The significant thing, for our purposes here, is that the Supreme Court dealt with the original action commenced by the Secretary in the district court of Idaho (precisely as was done in the case now before us) as a perfectly valid and proper proceeding by the Secretary to enforce compliance with the statute. As an illustration, the Court said:
The Secretary petitioned the United States District Court for the District of Idaho to issue an order compelling Mr. Barlow to admit the inspector.3
Reference to page 1823. shows that the Court recognized with apparent full approval the power of the Secretary to bring a necessary suit to obtain compulsory process. *681After noting that there are indications that surprise searches are contemplated, the Court said:
However, the Secretary has also promulgated a regulation providing that upon refusal to permit an inspector to enter the property or to complete his inspection, the inspector shall attempt to ascertain the reasons for the refusal and report to his superior, who shall ‘promptly take appropriate action, including compulsory process, if necessary.’ 29 C.F.R. § 1903.4, (footnote omitted). The regulation represents a choice to proceed by process where entry is refused.
Id., p. 1823 (emphasis added.) In footnote 12, after quoting the regulation which I have cited above, the Court said:
When his representative was refused admission by Mr. Barlow, the Secretary proceeded in federal court to enforce his right to enter and inspect, as conferred by 29 U.S.C. § 657.
Id., p. 1823 (emphasis added.)
Thus, without the slightest suggestion that the Secretary did not have the right to commence the action in the district court in Idaho, the Supreme Court went on to solve the difficult Constitutional question whether the court could force entry on Barlow’s premises when the Secretary had sought entry without a warrant. Moreover, this is not all. The concluding paragraph of the opinion states:
We hold that Barlow was entitled to a declaratory judgment that the Act is unconstitutional insofar as it purports to authorize inspections without warrant or its equivalent and to an injunction enjoining the Act’s enforcement to that extent.23
Footnote 23 appears to me to recognize and impliedly approve of the right of the Secretary to file his complaint in the federal court. It says:
The injunction entered by the District Court, however, should not be understood to forbid the Secretary from exercising the inspection authority conferred by Section 657 pursuant to regulations and judicial process that satisfy the Fourth Amendment.
(Emphasis added.) Then finally, in the same footnote, it is stated:
Of course, if the process obtained here, or obtained in other cases under revised regulations, would satisfy the Fourth Amendment, there would be no occasion for enjoining the inspections authorized by Section 8(a).
To me, this is a clear statement that if the suit filed by the Secretary of Labor in the district court had provided notice to Barlow’s and the injunction sought had been supported by sufficient proof of the need for the inspection as outlined in the court’s opinion, then the original order of the district court obtained at the behest of the Secretary could not be enjoined by the three-judge court.

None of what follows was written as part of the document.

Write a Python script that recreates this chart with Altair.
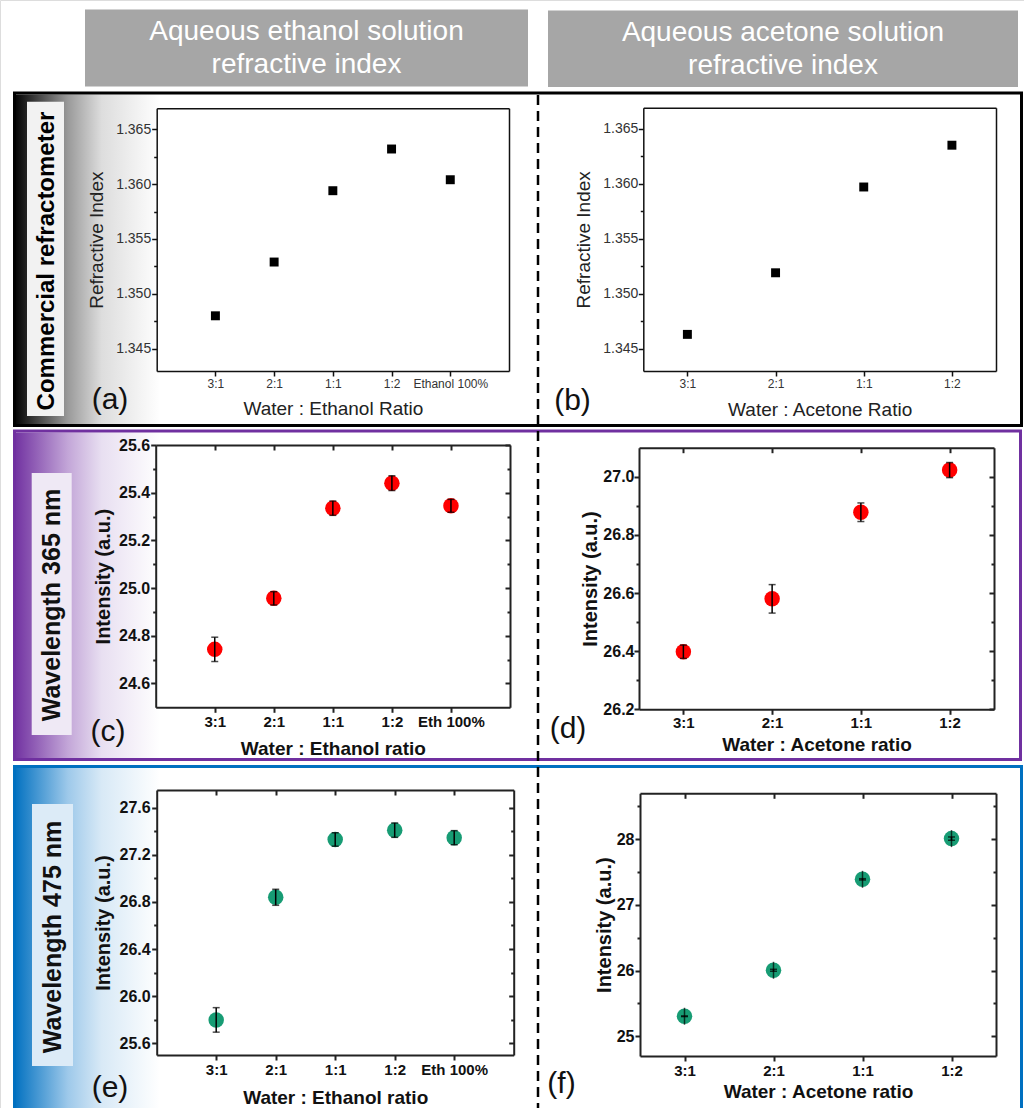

This seems to me by clearest implication, a statement by the Supreme Court that the Secretary had the authority to file the original action seeking compulsory process to admit him into Barlow’s place of business.

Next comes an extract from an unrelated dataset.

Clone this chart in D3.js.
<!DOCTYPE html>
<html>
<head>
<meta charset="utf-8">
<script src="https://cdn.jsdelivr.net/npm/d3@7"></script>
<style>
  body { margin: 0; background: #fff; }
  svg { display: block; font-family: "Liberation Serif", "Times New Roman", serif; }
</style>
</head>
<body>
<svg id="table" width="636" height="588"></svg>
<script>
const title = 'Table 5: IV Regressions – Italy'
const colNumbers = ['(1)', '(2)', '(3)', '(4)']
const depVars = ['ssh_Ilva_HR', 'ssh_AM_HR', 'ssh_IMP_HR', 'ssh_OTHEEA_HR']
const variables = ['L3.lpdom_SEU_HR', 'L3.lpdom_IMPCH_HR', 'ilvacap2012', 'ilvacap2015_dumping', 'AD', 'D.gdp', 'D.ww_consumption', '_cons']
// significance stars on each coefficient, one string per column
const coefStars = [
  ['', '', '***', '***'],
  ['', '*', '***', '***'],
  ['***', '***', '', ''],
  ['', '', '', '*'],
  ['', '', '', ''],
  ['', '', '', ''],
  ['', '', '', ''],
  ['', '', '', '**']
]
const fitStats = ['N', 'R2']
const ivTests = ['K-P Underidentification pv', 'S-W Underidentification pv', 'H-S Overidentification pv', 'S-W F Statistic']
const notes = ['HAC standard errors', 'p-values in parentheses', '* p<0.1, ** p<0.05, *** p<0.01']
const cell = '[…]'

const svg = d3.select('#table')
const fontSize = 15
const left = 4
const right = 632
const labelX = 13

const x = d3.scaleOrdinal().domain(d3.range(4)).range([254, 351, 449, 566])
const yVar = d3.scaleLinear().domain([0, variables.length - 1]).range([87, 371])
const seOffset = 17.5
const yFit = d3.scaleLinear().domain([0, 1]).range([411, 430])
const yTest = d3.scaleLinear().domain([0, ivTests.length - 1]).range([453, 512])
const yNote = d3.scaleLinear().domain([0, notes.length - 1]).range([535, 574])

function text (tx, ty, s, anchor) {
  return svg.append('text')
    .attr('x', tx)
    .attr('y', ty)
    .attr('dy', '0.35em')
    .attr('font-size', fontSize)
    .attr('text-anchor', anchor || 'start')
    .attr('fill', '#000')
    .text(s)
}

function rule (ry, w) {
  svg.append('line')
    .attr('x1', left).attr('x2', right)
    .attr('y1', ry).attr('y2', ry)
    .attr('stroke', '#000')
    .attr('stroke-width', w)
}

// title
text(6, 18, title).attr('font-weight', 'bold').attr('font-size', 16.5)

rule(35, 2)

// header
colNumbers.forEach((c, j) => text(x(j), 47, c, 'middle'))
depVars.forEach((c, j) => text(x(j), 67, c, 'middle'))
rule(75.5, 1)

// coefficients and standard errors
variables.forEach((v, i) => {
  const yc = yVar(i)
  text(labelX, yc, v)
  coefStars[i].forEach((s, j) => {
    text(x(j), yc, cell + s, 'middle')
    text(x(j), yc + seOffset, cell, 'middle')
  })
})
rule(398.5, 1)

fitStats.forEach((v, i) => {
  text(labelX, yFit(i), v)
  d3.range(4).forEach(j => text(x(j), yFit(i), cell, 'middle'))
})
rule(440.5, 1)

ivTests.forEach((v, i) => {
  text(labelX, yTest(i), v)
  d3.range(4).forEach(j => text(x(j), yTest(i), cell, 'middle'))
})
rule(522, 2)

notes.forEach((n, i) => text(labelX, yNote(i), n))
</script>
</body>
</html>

In sum, I believe the statute expressly authorizes the Secretary to issue regulations dealing with the right to inspect; the regulations properly include a provision authorizing the Secretary to proceed for compulsory process in the district court if access is denied; and that this view is fully supported by the Supreme Court in its reaching the merits of the Constitutional question in Barlow’s, which would not have been necessary had the Court been of the view that is entertained by the majority here — that the original order entered by the district court in Idaho was a nullity for want of federal jurisdiction.
I would merely enter an order affirming the trial court’s dismissal of the complaint, giving effect to the court’s decision in Barlow's.
. After submission of the case, the court directed both parties to file briefs stating the basis of federal court jurisdiction and discussing the right of the Secretary to commence the action. Both parties insisted that the court had federal question jurisdiction and that the Secretary had ample authority under the Act to maintain the suit.
. The majority reasons that since the statute gives the Secretary the right “to enter without delay” it would be inconsistent for the Congress to have authorized him to bring an action to enforce his right of entry if it was refused. This seems far fetched to me especially in light of the provisions of the second paragraph 8(a) authorizing the Secretary “to inspect and investigate during regular working hours and at other reasonable times, etc.” Moreover, it would seem logical to assume that if the Secretary was unable to enter “without delay” Congress would expect him to enter as soon as he could legally obtain access.
A regulation of the Secretary, 29 C.F.R. § 1903.4, requires an inspector to seek compulsory process if an employer refuses a requested search. See page 1823 infra and n. 12. Id. at 1819.